▶ [Job]: Please transcribe the records precisely; pictures stay out of your copy.

▶ [Extracted information]:
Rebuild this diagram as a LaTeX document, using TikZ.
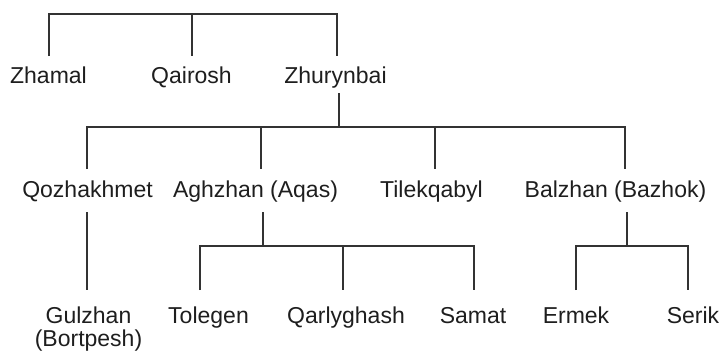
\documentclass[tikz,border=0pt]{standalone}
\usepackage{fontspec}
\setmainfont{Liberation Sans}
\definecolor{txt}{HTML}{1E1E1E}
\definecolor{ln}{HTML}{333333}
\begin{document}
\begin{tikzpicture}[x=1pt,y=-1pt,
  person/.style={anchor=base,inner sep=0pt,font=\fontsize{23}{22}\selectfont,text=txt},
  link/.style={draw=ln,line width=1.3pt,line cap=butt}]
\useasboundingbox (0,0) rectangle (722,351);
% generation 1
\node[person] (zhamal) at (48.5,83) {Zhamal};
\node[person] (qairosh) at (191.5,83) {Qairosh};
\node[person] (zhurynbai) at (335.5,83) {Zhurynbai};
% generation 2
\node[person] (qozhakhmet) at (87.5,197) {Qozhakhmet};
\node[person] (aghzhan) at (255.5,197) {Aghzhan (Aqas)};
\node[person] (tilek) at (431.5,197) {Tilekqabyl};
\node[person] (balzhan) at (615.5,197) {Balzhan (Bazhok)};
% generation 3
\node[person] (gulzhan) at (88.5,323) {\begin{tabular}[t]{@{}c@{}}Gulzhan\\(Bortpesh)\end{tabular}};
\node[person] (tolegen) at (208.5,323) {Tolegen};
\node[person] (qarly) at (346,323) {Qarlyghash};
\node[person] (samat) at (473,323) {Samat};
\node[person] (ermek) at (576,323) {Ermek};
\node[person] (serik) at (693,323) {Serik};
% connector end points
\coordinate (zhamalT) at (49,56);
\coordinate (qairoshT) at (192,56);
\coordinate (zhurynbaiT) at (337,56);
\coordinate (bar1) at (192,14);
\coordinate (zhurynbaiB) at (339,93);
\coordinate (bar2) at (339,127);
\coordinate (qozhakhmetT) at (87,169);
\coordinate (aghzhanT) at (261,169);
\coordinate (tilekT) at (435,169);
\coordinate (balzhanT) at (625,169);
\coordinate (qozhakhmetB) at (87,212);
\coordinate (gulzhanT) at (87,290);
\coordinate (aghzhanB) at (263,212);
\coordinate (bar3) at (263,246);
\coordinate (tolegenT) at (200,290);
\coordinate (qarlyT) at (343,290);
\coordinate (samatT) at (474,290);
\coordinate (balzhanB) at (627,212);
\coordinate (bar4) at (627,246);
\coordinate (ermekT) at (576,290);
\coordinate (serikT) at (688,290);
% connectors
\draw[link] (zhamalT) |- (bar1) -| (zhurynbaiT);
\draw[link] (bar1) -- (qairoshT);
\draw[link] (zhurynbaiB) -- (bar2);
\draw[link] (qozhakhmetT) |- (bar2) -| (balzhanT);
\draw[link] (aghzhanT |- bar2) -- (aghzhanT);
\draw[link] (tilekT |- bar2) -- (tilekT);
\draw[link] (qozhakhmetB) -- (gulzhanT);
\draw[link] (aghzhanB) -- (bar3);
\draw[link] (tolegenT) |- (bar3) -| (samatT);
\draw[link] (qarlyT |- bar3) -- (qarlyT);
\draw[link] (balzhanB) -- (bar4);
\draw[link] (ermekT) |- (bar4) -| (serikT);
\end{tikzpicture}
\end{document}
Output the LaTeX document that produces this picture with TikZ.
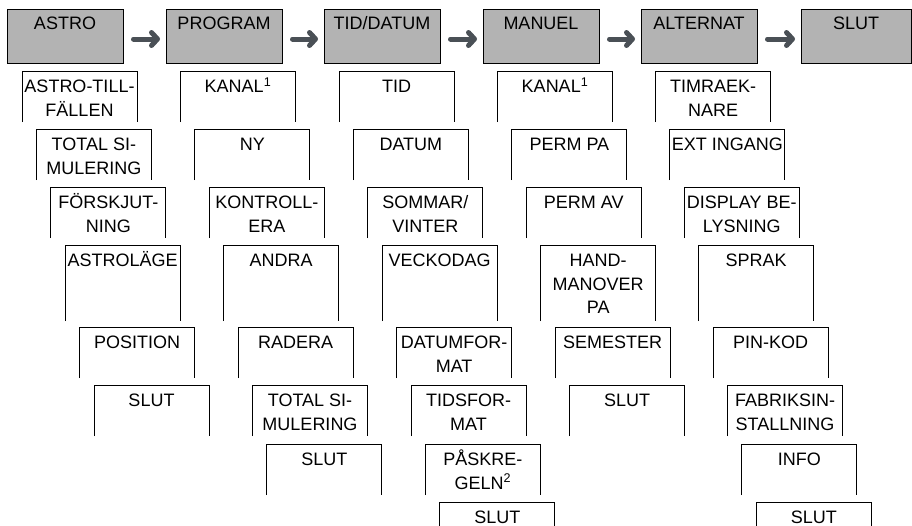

▶ [Final result]:
Rebuild this diagram as a LaTeX document, using TikZ.
\documentclass[tikz,border=0pt]{standalone}
\usepackage{fontspec}
\setmainfont{Liberation Sans}
\definecolor{txt}{HTML}{1E1E1E}
\definecolor{ln}{HTML}{333333}
\begin{document}
\begin{tikzpicture}[x=1pt,y=-1pt,
  person/.style={anchor=base,inner sep=0pt,font=\fontsize{23}{22}\selectfont,text=txt},
  link/.style={draw=ln,line width=1.3pt,line cap=butt}]
\useasboundingbox (0,0) rectangle (722,351);
% generation 1
\node[person] (zhamal) at (48.5,83) {Zhamal};
\node[person] (qairosh) at (191.5,83) {Qairosh};
\node[person] (zhurynbai) at (335.5,83) {Zhurynbai};
% generation 2
\node[person] (qozhakhmet) at (87.5,197) {Qozhakhmet};
\node[person] (aghzhan) at (255.5,197) {Aghzhan (Aqas)};
\node[person] (tilek) at (431.5,197) {Tilekqabyl};
\node[person] (balzhan) at (615.5,197) {Balzhan (Bazhok)};
% generation 3
\node[person] (gulzhan) at (88.5,323) {\begin{tabular}[t]{@{}c@{}}Gulzhan\\(Bortpesh)\end{tabular}};
\node[person] (tolegen) at (208.5,323) {Tolegen};
\node[person] (qarly) at (346,323) {Qarlyghash};
\node[person] (samat) at (473,323) {Samat};
\node[person] (ermek) at (576,323) {Ermek};
\node[person] (serik) at (693,323) {Serik};
% connector end points
\coordinate (zhamalT) at (49,56);
\coordinate (qairoshT) at (192,56);
\coordinate (zhurynbaiT) at (337,56);
\coordinate (bar1) at (192,14);
\coordinate (zhurynbaiB) at (339,93);
\coordinate (bar2) at (339,127);
\coordinate (qozhakhmetT) at (87,169);
\coordinate (aghzhanT) at (261,169);
\coordinate (tilekT) at (435,169);
\coordinate (balzhanT) at (625,169);
\coordinate (qozhakhmetB) at (87,212);
\coordinate (gulzhanT) at (87,290);
\coordinate (aghzhanB) at (263,212);
\coordinate (bar3) at (263,246);
\coordinate (tolegenT) at (200,290);
\coordinate (qarlyT) at (343,290);
\coordinate (samatT) at (474,290);
\coordinate (balzhanB) at (627,212);
\coordinate (bar4) at (627,246);
\coordinate (ermekT) at (576,290);
\coordinate (serikT) at (688,290);
% connectors
\draw[link] (zhamalT) |- (bar1) -| (zhurynbaiT);
\draw[link] (bar1) -- (qairoshT);
\draw[link] (zhurynbaiB) -- (bar2);
\draw[link] (qozhakhmetT) |- (bar2) -| (balzhanT);
\draw[link] (aghzhanT |- bar2) -- (aghzhanT);
\draw[link] (tilekT |- bar2) -- (tilekT);
\draw[link] (qozhakhmetB) -- (gulzhanT);
\draw[link] (aghzhanB) -- (bar3);
\draw[link] (tolegenT) |- (bar3) -| (samatT);
\draw[link] (qarlyT |- bar3) -- (qarlyT);
\draw[link] (balzhanB) -- (bar4);
\draw[link] (ermekT) |- (bar4) -| (serikT);
\end{tikzpicture}
\end{document}
Output the LaTeX document that produces this picture with TikZ.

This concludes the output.